Submitted to: International Journal of Remote Sensing
Publication Type: Peer Reviewed Journal
Publication Acceptance Date: 9/4/2003
Publication Date: 2/10/2004
Citation: Anderson, G.L., Carruthers, R.I., Ge, S., Gong, P. 2004. Monitoring of invasive tamarix distribution and effects of biological control with airborne hyperspectral remote sensing. International Journal of Remote Sensing. 26(12):2487-2489. Interpretive Summary: Hyperspectral remotes sensing is a relative new method of identifying plant species using aerial survey techniques. A digital imaging device scans the target substrate across a wide range of different wavelengths. Using complex multi-spectral analysis procedures this research was able not only to detect the invasive plant species, saltcedar, but also to locate areas where insect natural enemies had caused extensive defoliation to this pest plant. This work is being used as the basis for assessing the effectiveness of a multi-agency effort to control saltcedar in six western states using biological control agents imported by USDA-ARS from China.

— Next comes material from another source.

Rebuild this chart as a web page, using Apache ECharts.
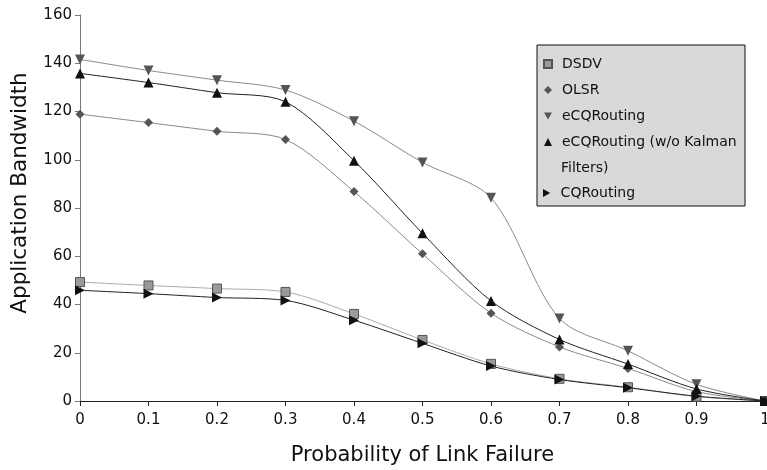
<!DOCTYPE html>
<html>
<head>
<meta charset="utf-8">
<script src="https://cdn.jsdelivr.net/npm/echarts@6/dist/echarts.min.js"></script>
<style>
html,body{margin:0;padding:0;background:#fff;}
#chart{width:767px;height:470px;}
</style>
</head>
<body>
<div id="chart"></div>
<script>
var categories = ['0','0.1','0.2','0.3','0.4','0.5','0.6','0.7','0.8','0.9','1'];
var dsdv = [49.3, 47.9, 46.6, 45.2, 36.1, 25.3, 15.4, 9.2, 5.7, 1.8, 0];
var olsr = [118.9, 115.4, 111.8, 108.4, 86.8, 61, 36.4, 22.4, 13.5, 3.9, 0];
var ecq = [141.6, 137, 133, 128.9, 116, 98.9, 84.2, 34.2, 20.8, 6.9, 0];
var ecqNoKalman = [135.8, 132, 127.8, 124, 99.6, 69.5, 41.5, 25.5, 15.3, 5, 0];
var cqRouting = [45.9, 44.5, 42.9, 41.7, 33.5, 23.9, 14.5, 8.9, 5.5, 2, 0];
var yTicks = {min: 0, max: 160, interval: 20};

var FONT = 'DejaVu Sans';
var DOWN = 'path://M0,0L10,0L5,9Z';
var RIGHT = 'path://M0,0L9,5L0,10Z';

function mk(name, data, lineColor, symbol, size, fill, border) {
  return {
    name: name, type: 'line', data: data, smooth: 0.3,
    symbol: symbol, symbolSize: size, showSymbol: true,
    lineStyle: {color: lineColor, width: 1},
    itemStyle: {color: fill, borderColor: border || fill, borderWidth: border ? 1 : 0},
    emphasis: {disabled: true}, z: 3
  };
}

var chart = echarts.init(document.getElementById('chart'), null, {renderer: 'canvas'});
chart.setOption({
  animation: false,
  backgroundColor: '#ffffff',
  grid: {left: 80, right: 2, top: 15, bottom: 69, containLabel: false, outerBoundsMode: 'none'},
  xAxis: {
    type: 'category', data: categories, boundaryGap: false,
    name: 'Probability of Link Failure', nameLocation: 'middle', nameGap: 44,
    nameTextStyle: {fontFamily: FONT, fontSize: 21, color: '#111'},
    axisLine: {lineStyle: {color: '#222', width: 1}},
    axisTick: {show: true, length: 5, lineStyle: {color: '#222'}},
    axisLabel: {fontFamily: FONT, fontSize: 15, color: '#111', margin: 12, interval: 0},
    splitLine: {show: false}
  },
  yAxis: {
    type: 'value', min: yTicks.min, max: yTicks.max, interval: yTicks.interval,
    axisLine: {show: true, lineStyle: {color: '#777', width: 1}},
    axisTick: {show: true, length: 5, lineStyle: {color: '#777'}},
    axisLabel: {fontFamily: FONT, fontSize: 15, color: '#111', margin: 8},
    splitLine: {show: false}
  },
  graphic: [
    {type: 'rect', shape: {x: 537, y: 45, width: 208, height: 161},
     style: {fill: '#d9d9d9', stroke: '#111', lineWidth: 1}, z: 1},
    {type: 'text', x: 561, y: 168,
     style: {text: 'Filters)', font: '14px "DejaVu Sans"', fill: '#111', verticalAlign: 'middle', align: 'left'}, z: 5},
    {type: 'text', x: 20, y: 193, rotation: Math.PI / 2,
     style: {text: 'Application Bandwidth', font: '21.5px "DejaVu Sans"', fill: '#111', verticalAlign: 'middle', align: 'center'}, z: 5}
  ],
  legend: [
    {
      orient: 'vertical', left: 543, top: 51, padding: 0, itemGap: 0,
      itemWidth: 8, itemHeight: 8, selectedMode: false,
      textStyle: {fontFamily: FONT, fontSize: 14, color: '#111', lineHeight: 26, padding: [0, 0, 0, 5]},
      formatter: function (n) { return n === 'eCQRouting (w/o Kalman Filters)' ? 'eCQRouting (w/o Kalman' : n; },
      data: [
        {name: 'DSDV', icon: 'rect'},
        {name: 'OLSR', icon: 'diamond'},
        {name: 'eCQRouting', icon: DOWN},
        {name: 'eCQRouting (w/o Kalman Filters)', icon: 'triangle'}
      ]
    },
    {
      orient: 'vertical', left: 543, top: 180, padding: 0, itemGap: 0,
      itemWidth: 8, itemHeight: 8, selectedMode: false,
      textStyle: {fontFamily: FONT, fontSize: 14, color: '#111', lineHeight: 26, padding: [0, 0, 0, 5]},
      data: [{name: 'CQRouting', icon: RIGHT}]
    }
  ],
  series: [
    mk('DSDV', dsdv, '#aaaaaa', 'rect', 9, '#9a9a9a', '#555555'),
    mk('OLSR', olsr, '#888888', 'diamond', 9, '#555555'),
    mk('eCQRouting', ecq, '#8a8a8a', DOWN, 10, '#555555'),
    mk('eCQRouting (w/o Kalman Filters)', ecqNoKalman, '#222222', 'triangle', 10, '#111111'),
    mk('CQRouting', cqRouting, '#222222', RIGHT, 10, '#111111')
  ]
});
</script>
</body>
</html>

Technical Abstract: Although remote sensing has previously been used to detect invasive species, limited success has been achieved because of low spatial and spectral resolution of some data sources. In this research, the hyperspectral CASI (Compact Airborne Spectrographic Imager) is used to detect the distribution and abundance of saltcedar, and to monitor the control effects of a new biological control agent that USDA released during the summer of 2001. CASI was used to collect images in six different states where the beetles were released. In one release area in Nevada, CASI data were acquired from two different flight missions before and after the beetle caused its feeding damage to the test saltcedar. Through comparison of these images we can easily see the feeding damage caused by this beetle to the target tamarix plants and track the infestation status as it spreads to new areas. The defoliation in this site covered approximately 2 hectares of nearly contiguous saltcedar. These beetles multiplied readily in the Nevada release site and now have increased to many hundreds of thousands of beetles that are expected to spread more extensively in the spring and summer of 2003. In the future, we will continue to use CASI imagery to track the spread and impact of these beneficial insects at a large scale. The hyperspectral imagery captured by the CASI II is ideal for this work because of the systems ability to rapidly change both spatial and spectral resolutions to meet specific needs. The images in this article show false color composites of three CASI bands. The three bands of the before-defoliation image are centered at 767.7 nm, 539.0 nm, 652.8 nm, displayed in red, green and blue, respectively. For the after defoliation image, the three bands are 777.4 nm, 548.4nm, and 669.9 nm, displayed in red, green and blue, respectively. This research is the basis for extensive monitoring technology that will be used to track natural enemy spread and impact in a multiple state biological control program that is now being implemented by USDA-APHIS.